Mali Forges Ahead with Good Governance
Mamadou Traoré has his work cut out for him. In September 1999 he became the first democratically elected mayor of the commune of Kaniogo, located in southwestern Mali, West Africa. Now he has to show that democratic governance at the grassroots can have real meaning—deliver better services and more dynamic development—than the old top-down system of Government inherited from the days of the authoritarian one-party state.
Largely arid and landlocked, Mali is one of the poorest countries in Africa. But since 1991 it has enjoyed political freedom under a multi-party democratic system. Over the past three years, Mali has implemented one of the most far-reaching programmes of political and administrative decentralization in Africa. The aim of decentralization is to bring resources and decision-making authority from the national Government, down to the level of villages and towns where they can directly affect people’s lives.
The success of this programme is now being put to the test countrywide in communities such as Kaniogo. Kaniogo faces huge governance challenges if it is to achieve long-term improvements in the standard of living among its people and the provision of health care and education. The mayor explains that the issues of concern to the people that he represents are basic development concerns—creating a sense of unity among villages and improving health, education and food self-sufficiency.

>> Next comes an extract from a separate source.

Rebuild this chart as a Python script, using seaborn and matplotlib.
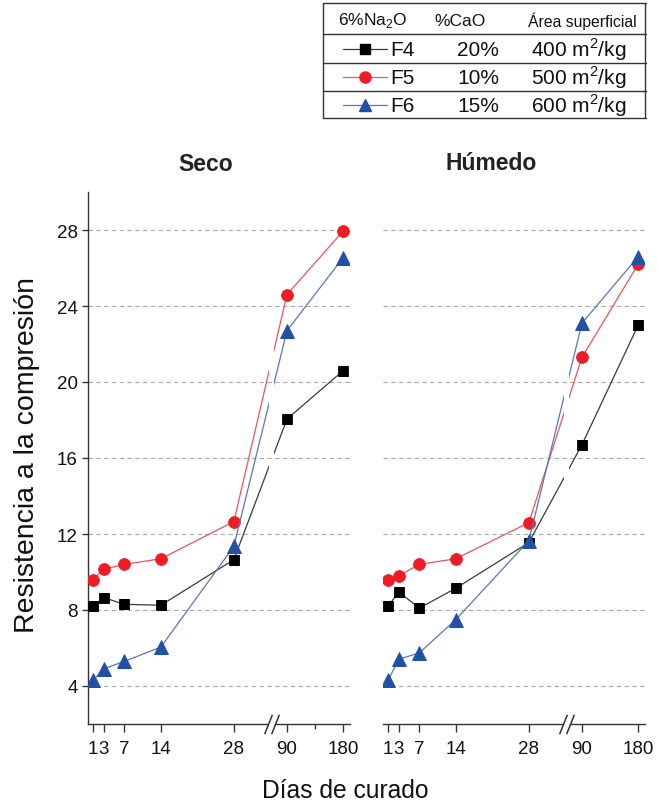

In Traoré’s village there are only two health centers and three health dispensaries to service a population of more than 11,000 people—malaria, cholera, polio and dehydration are common problems. Most villages do have primary schools, but teachers are in short supply and must often look after two classes at once. Some classes have as many as 120 children. One solution to this problem that was tried locally was to give each schoolteacher a field on which to grow food. Each year members of the community came with their oxen to plough it. When the children of the community passed the primary school graduation examination, the people showed their gratitude by providing extra help in the teachers’ fields. Gradually word of this local support and enthusiasm spread at the national teachers’ college in the capital and encouraged new teachers to seek positions in Traoré’s village.
The programme of decentralization now being implemented all across Mali has the potential to release such energy and ideas at the local and regional level, giving people a more direct say in the development of their communities. Although it will not be easy to meld modern notions of democratic governance with traditional authority structures in a country like Mali, the recent decentralization reforms represent a return to pre-colonial Mali’s past, when local communities had political control of their own affairs.